— GIVEN MATERIAL —
◇ ◇ ◇ ◇ ◇

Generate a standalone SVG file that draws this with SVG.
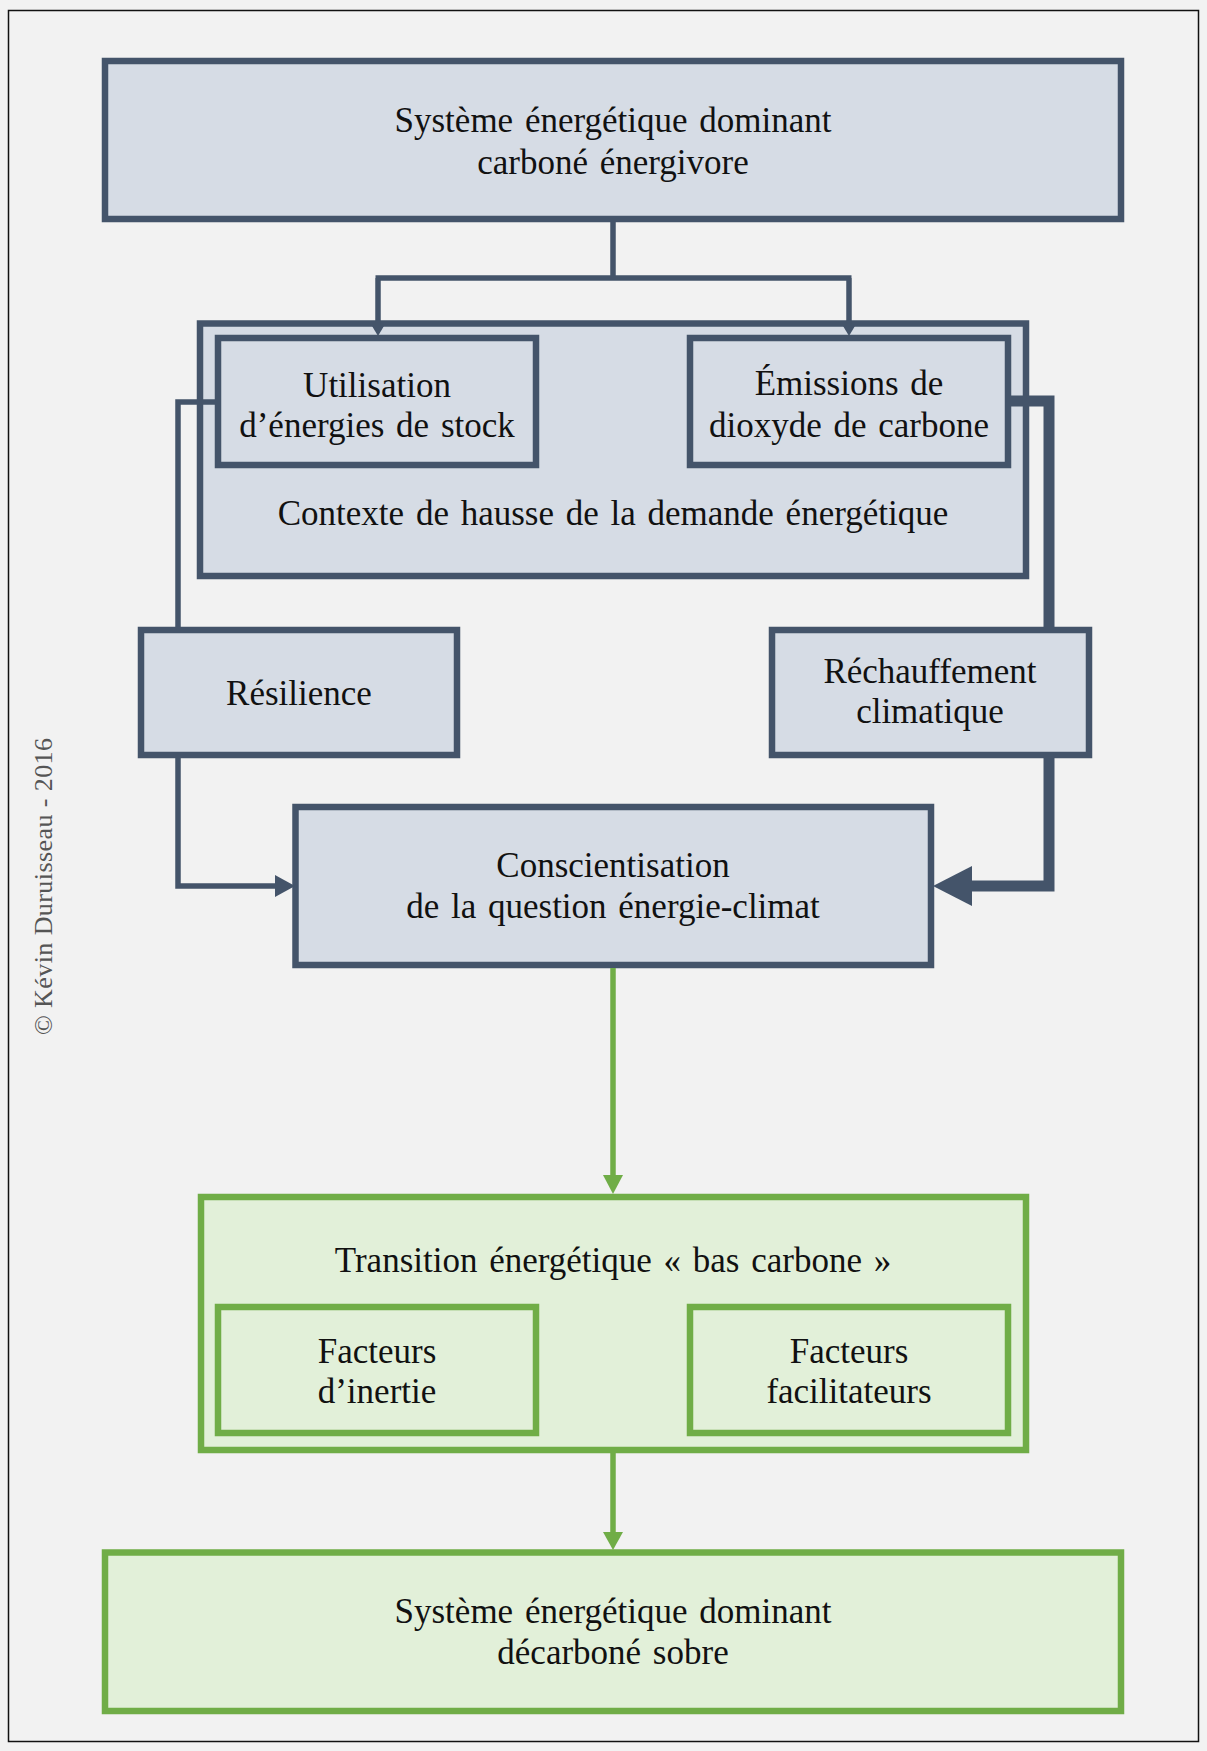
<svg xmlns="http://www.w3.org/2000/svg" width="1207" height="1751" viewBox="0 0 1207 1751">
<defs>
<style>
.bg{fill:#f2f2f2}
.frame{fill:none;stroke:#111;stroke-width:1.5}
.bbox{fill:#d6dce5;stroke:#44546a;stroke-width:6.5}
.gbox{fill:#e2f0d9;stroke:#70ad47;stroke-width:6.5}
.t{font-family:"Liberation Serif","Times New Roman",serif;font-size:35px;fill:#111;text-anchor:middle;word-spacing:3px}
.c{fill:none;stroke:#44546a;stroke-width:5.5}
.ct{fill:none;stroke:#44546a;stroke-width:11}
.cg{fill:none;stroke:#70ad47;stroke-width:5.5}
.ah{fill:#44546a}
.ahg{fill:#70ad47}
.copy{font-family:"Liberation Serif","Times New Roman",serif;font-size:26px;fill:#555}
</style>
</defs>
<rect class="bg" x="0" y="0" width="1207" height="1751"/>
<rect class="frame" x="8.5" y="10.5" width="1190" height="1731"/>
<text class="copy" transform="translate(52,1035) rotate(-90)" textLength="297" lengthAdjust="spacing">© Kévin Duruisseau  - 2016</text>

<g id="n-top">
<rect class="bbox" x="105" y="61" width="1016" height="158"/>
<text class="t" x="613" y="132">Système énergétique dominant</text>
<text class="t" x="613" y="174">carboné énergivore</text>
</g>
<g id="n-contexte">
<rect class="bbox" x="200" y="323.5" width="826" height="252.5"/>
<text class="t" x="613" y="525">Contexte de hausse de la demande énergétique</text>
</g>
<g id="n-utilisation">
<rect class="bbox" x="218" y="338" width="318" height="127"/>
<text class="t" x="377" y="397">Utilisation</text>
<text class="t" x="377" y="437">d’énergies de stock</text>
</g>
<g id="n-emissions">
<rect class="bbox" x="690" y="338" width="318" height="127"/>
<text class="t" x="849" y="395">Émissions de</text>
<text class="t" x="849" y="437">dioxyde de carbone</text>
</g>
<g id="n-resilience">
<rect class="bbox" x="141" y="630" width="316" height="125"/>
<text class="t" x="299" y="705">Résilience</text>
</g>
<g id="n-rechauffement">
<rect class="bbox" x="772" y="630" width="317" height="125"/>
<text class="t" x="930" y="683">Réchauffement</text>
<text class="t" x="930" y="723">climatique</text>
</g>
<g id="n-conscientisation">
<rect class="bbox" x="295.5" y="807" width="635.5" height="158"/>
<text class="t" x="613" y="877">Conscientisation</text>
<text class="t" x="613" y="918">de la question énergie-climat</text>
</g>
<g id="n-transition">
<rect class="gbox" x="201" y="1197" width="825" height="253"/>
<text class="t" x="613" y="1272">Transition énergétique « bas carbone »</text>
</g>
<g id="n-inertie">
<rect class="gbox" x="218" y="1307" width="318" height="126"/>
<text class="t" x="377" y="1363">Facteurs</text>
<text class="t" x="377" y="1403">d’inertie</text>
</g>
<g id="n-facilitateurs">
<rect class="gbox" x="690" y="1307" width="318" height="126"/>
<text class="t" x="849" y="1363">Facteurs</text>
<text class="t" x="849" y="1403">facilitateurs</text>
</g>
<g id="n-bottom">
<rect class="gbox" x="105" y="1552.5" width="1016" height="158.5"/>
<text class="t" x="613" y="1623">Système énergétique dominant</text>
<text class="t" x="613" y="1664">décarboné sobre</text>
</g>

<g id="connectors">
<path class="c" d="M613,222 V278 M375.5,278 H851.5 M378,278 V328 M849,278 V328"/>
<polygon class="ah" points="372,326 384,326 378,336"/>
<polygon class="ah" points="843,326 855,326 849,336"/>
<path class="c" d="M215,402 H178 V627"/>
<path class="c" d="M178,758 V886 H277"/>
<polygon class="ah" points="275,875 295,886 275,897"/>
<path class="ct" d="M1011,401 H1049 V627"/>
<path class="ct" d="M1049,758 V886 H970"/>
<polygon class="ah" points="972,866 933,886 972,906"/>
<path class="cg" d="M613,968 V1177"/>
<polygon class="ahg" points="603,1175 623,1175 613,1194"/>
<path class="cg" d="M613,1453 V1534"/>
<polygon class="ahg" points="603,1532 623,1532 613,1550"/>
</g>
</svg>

◇ ◇ ◇ ◇ ◇

— OBJECTIVE —
Quote the data above in full and without alteration; skip the pictures.

— WRITTEN ANSWER —
Generate a standalone SVG file that draws this with SVG.
<svg xmlns="http://www.w3.org/2000/svg" width="1207" height="1751" viewBox="0 0 1207 1751">
<defs>
<style>
.bg{fill:#f2f2f2}
.frame{fill:none;stroke:#111;stroke-width:1.5}
.bbox{fill:#d6dce5;stroke:#44546a;stroke-width:6.5}
.gbox{fill:#e2f0d9;stroke:#70ad47;stroke-width:6.5}
.t{font-family:"Liberation Serif","Times New Roman",serif;font-size:35px;fill:#111;text-anchor:middle;word-spacing:3px}
.c{fill:none;stroke:#44546a;stroke-width:5.5}
.ct{fill:none;stroke:#44546a;stroke-width:11}
.cg{fill:none;stroke:#70ad47;stroke-width:5.5}
.ah{fill:#44546a}
.ahg{fill:#70ad47}
.copy{font-family:"Liberation Serif","Times New Roman",serif;font-size:26px;fill:#555}
</style>
</defs>
<rect class="bg" x="0" y="0" width="1207" height="1751"/>
<rect class="frame" x="8.5" y="10.5" width="1190" height="1731"/>
<text class="copy" transform="translate(52,1035) rotate(-90)" textLength="297" lengthAdjust="spacing">© Kévin Duruisseau  - 2016</text>

<g id="n-top">
<rect class="bbox" x="105" y="61" width="1016" height="158"/>
<text class="t" x="613" y="132">Système énergétique dominant</text>
<text class="t" x="613" y="174">carboné énergivore</text>
</g>
<g id="n-contexte">
<rect class="bbox" x="200" y="323.5" width="826" height="252.5"/>
<text class="t" x="613" y="525">Contexte de hausse de la demande énergétique</text>
</g>
<g id="n-utilisation">
<rect class="bbox" x="218" y="338" width="318" height="127"/>
<text class="t" x="377" y="397">Utilisation</text>
<text class="t" x="377" y="437">d’énergies de stock</text>
</g>
<g id="n-emissions">
<rect class="bbox" x="690" y="338" width="318" height="127"/>
<text class="t" x="849" y="395">Émissions de</text>
<text class="t" x="849" y="437">dioxyde de carbone</text>
</g>
<g id="n-resilience">
<rect class="bbox" x="141" y="630" width="316" height="125"/>
<text class="t" x="299" y="705">Résilience</text>
</g>
<g id="n-rechauffement">
<rect class="bbox" x="772" y="630" width="317" height="125"/>
<text class="t" x="930" y="683">Réchauffement</text>
<text class="t" x="930" y="723">climatique</text>
</g>
<g id="n-conscientisation">
<rect class="bbox" x="295.5" y="807" width="635.5" height="158"/>
<text class="t" x="613" y="877">Conscientisation</text>
<text class="t" x="613" y="918">de la question énergie-climat</text>
</g>
<g id="n-transition">
<rect class="gbox" x="201" y="1197" width="825" height="253"/>
<text class="t" x="613" y="1272">Transition énergétique « bas carbone »</text>
</g>
<g id="n-inertie">
<rect class="gbox" x="218" y="1307" width="318" height="126"/>
<text class="t" x="377" y="1363">Facteurs</text>
<text class="t" x="377" y="1403">d’inertie</text>
</g>
<g id="n-facilitateurs">
<rect class="gbox" x="690" y="1307" width="318" height="126"/>
<text class="t" x="849" y="1363">Facteurs</text>
<text class="t" x="849" y="1403">facilitateurs</text>
</g>
<g id="n-bottom">
<rect class="gbox" x="105" y="1552.5" width="1016" height="158.5"/>
<text class="t" x="613" y="1623">Système énergétique dominant</text>
<text class="t" x="613" y="1664">décarboné sobre</text>
</g>

<g id="connectors">
<path class="c" d="M613,222 V278 M375.5,278 H851.5 M378,278 V328 M849,278 V328"/>
<polygon class="ah" points="372,326 384,326 378,336"/>
<polygon class="ah" points="843,326 855,326 849,336"/>
<path class="c" d="M215,402 H178 V627"/>
<path class="c" d="M178,758 V886 H277"/>
<polygon class="ah" points="275,875 295,886 275,897"/>
<path class="ct" d="M1011,401 H1049 V627"/>
<path class="ct" d="M1049,758 V886 H970"/>
<polygon class="ah" points="972,866 933,886 972,906"/>
<path class="cg" d="M613,968 V1177"/>
<polygon class="ahg" points="603,1175 623,1175 613,1194"/>
<path class="cg" d="M613,1453 V1534"/>
<polygon class="ahg" points="603,1532 623,1532 613,1550"/>
</g>
</svg>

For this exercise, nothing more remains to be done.